--- WHAT TO PRODUCE ---
In the entries below, find every line holding the string "this" and collect it.

--- EXTRACTED ENTRIES ---
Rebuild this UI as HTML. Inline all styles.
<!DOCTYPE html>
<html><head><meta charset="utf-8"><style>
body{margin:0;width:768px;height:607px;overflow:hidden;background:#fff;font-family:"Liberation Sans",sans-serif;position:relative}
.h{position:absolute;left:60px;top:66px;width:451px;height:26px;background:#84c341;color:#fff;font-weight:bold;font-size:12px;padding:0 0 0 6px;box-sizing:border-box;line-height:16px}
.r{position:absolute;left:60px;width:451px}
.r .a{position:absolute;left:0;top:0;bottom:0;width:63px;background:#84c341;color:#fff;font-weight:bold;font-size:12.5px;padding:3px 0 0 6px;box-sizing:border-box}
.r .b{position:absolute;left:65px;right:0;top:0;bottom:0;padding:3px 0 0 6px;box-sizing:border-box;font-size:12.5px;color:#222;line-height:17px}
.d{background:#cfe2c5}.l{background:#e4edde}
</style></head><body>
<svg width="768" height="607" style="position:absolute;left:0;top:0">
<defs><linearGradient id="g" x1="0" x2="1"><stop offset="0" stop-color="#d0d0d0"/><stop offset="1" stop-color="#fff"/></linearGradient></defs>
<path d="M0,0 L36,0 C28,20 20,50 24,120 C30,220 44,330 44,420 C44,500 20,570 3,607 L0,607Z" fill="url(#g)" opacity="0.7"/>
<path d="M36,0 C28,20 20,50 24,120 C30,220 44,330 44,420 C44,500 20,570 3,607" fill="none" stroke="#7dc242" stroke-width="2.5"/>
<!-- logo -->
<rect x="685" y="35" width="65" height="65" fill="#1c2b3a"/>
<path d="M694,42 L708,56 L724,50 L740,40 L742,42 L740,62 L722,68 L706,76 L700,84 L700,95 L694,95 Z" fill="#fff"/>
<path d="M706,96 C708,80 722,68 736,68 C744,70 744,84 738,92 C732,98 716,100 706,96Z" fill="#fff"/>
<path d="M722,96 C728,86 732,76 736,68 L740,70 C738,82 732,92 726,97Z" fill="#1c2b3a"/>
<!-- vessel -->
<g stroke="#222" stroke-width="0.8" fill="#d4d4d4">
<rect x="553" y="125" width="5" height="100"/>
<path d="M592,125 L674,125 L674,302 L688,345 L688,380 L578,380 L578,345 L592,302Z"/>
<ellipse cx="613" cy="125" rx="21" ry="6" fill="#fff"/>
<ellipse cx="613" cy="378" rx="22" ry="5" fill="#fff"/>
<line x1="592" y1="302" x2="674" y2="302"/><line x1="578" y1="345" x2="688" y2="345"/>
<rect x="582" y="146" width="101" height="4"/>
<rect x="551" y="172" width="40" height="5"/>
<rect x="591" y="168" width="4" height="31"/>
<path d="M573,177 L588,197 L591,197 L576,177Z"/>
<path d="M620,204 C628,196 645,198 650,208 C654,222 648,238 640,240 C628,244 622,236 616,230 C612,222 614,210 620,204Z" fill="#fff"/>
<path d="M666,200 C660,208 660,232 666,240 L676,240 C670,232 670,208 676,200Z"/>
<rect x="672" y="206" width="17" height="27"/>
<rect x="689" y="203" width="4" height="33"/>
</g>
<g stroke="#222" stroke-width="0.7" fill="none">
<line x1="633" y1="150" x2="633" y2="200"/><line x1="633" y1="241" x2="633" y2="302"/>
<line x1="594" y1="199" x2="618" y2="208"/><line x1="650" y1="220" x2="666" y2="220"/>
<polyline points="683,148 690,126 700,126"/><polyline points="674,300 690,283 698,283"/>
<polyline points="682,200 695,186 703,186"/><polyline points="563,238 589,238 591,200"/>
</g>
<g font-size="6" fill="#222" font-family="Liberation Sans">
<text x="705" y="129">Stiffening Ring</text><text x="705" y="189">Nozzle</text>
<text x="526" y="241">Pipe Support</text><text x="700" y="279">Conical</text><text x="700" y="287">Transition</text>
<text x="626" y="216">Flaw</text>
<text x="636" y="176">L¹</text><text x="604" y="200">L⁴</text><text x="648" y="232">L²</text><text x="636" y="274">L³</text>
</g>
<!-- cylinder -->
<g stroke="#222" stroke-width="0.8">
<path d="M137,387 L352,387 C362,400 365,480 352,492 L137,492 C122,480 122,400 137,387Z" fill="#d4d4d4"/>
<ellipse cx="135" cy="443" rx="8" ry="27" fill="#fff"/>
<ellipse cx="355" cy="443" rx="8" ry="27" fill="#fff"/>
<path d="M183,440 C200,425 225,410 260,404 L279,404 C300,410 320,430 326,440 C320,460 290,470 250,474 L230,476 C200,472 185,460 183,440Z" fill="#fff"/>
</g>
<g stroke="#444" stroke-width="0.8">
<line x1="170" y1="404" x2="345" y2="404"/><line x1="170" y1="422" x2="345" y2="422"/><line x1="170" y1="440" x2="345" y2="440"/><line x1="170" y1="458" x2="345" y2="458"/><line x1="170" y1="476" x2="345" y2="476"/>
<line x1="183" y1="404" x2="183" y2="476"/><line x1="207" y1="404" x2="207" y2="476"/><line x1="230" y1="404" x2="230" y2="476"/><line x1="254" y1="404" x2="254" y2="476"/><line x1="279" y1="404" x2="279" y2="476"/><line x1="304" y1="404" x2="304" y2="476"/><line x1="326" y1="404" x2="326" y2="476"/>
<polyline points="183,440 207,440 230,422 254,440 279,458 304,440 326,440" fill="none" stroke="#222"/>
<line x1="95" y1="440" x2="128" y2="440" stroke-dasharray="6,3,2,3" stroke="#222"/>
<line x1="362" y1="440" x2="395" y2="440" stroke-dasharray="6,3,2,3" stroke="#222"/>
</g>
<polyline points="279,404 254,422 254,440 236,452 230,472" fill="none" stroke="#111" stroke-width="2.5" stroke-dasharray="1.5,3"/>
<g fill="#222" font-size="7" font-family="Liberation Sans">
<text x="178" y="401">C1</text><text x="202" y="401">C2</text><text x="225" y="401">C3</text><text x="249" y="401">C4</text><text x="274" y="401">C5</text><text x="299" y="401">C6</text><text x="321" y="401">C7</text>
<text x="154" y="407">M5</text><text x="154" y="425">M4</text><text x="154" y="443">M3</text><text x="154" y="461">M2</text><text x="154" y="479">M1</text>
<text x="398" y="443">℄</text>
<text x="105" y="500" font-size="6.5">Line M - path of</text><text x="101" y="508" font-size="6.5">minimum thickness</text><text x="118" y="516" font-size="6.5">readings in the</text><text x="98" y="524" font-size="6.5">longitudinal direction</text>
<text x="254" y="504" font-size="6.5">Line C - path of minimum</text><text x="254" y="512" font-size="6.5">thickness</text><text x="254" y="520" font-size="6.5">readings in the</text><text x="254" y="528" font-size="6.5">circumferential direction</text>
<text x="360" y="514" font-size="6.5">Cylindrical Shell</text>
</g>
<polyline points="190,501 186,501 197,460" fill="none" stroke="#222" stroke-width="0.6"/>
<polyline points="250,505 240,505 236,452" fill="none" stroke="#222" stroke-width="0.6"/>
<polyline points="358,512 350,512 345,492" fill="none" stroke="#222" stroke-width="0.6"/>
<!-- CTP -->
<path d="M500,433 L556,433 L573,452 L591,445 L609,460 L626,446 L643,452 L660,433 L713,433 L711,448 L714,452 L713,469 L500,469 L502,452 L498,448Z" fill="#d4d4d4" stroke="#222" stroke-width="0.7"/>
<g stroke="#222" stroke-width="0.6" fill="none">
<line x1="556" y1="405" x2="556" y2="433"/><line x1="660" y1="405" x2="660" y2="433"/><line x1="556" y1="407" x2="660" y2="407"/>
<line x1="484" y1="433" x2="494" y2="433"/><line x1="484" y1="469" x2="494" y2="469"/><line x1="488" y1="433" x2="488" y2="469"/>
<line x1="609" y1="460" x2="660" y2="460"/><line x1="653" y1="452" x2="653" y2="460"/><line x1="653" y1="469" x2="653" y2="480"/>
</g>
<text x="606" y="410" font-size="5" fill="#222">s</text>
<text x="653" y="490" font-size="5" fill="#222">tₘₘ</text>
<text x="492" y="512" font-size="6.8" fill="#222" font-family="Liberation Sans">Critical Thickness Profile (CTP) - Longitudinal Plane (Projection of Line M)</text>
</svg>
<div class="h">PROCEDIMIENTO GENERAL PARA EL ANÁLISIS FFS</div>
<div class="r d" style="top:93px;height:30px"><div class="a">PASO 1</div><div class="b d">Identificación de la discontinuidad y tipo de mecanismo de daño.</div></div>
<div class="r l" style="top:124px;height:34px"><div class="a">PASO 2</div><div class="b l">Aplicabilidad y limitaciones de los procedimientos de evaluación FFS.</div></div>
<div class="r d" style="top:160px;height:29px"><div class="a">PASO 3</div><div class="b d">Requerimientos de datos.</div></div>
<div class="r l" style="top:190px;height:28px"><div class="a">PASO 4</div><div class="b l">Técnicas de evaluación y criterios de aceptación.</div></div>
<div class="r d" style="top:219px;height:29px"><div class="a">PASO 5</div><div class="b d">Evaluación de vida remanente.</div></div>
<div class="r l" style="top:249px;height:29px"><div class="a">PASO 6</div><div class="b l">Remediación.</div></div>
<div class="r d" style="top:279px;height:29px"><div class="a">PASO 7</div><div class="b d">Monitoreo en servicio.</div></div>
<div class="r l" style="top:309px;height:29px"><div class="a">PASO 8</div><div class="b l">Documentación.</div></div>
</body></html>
---
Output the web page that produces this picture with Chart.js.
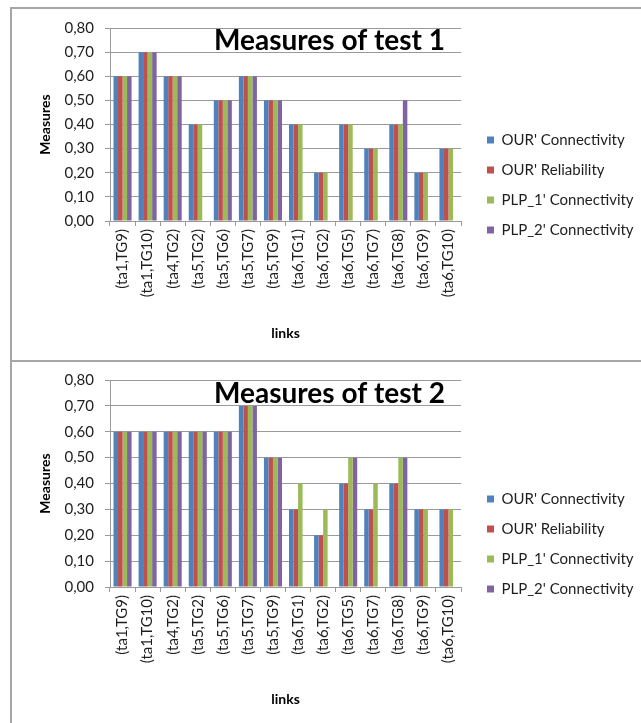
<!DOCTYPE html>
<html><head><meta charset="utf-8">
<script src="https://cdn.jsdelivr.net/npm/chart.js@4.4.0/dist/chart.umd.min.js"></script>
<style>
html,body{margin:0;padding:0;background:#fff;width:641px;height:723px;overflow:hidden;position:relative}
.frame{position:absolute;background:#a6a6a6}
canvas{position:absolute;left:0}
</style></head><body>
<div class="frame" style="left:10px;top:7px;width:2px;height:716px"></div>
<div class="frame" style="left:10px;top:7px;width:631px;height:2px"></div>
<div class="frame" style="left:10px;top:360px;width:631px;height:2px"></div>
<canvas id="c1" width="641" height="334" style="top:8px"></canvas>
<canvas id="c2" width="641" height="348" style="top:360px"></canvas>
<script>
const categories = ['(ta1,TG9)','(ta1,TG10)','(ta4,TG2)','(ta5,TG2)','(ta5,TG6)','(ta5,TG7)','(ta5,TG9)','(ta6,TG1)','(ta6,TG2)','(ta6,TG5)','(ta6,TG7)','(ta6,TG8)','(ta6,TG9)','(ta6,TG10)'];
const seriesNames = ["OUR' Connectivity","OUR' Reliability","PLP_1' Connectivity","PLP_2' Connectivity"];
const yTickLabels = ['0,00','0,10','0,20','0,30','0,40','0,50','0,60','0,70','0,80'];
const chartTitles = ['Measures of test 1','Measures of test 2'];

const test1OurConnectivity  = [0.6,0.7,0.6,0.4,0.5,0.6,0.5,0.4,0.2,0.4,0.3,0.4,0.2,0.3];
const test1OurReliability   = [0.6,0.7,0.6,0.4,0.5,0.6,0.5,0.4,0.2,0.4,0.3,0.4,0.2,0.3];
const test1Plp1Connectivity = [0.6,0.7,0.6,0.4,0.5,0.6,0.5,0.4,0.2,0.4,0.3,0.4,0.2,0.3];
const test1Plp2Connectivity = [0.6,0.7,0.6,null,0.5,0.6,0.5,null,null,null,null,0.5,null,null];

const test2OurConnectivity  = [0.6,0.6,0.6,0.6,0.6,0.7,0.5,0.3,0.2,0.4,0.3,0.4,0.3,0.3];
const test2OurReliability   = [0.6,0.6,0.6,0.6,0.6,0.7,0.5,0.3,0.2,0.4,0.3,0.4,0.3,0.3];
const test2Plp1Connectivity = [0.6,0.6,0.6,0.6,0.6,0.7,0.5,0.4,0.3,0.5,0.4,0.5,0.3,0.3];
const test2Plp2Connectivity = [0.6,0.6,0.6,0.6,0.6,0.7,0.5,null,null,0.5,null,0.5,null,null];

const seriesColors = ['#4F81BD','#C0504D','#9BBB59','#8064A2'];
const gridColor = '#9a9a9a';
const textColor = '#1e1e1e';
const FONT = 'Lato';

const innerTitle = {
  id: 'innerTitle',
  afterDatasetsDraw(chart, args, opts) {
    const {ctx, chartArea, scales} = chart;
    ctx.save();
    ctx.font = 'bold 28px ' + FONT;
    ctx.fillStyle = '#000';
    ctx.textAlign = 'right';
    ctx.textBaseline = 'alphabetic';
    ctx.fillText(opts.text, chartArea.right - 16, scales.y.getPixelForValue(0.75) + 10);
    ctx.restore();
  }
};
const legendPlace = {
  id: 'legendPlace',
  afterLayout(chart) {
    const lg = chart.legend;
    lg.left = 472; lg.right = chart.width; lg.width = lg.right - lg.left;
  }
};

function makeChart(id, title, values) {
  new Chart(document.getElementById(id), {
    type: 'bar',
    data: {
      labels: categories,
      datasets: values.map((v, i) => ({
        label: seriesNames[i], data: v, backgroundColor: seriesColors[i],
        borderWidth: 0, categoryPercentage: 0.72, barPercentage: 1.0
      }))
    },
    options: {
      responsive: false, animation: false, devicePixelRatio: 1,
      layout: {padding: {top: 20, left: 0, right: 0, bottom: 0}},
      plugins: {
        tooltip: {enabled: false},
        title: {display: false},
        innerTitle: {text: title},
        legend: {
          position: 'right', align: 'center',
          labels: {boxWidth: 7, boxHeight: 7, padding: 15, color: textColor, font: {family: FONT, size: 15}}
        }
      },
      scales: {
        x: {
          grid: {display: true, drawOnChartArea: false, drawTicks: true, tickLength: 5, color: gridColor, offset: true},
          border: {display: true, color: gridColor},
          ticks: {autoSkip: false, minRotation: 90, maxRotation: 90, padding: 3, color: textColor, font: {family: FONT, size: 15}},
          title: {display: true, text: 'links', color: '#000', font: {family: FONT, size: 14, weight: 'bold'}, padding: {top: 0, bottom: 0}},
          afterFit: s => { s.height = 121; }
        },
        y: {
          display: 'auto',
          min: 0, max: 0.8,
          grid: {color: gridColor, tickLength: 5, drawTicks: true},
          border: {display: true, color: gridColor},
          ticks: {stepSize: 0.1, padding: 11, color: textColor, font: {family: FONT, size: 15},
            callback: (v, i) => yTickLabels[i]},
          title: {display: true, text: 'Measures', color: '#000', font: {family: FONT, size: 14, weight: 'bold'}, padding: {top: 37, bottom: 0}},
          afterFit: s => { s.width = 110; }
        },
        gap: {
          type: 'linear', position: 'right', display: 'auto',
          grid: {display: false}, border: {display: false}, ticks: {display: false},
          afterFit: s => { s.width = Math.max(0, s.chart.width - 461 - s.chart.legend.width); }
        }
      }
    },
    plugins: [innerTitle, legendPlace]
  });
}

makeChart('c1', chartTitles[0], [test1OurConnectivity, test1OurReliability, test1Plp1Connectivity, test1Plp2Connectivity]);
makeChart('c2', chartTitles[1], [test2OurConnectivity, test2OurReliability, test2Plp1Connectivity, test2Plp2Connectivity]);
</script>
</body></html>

--- ANSWER ---
Rebuild this UI as HTML. Inline all styles.
Output the web page that produces this picture with Chart.js.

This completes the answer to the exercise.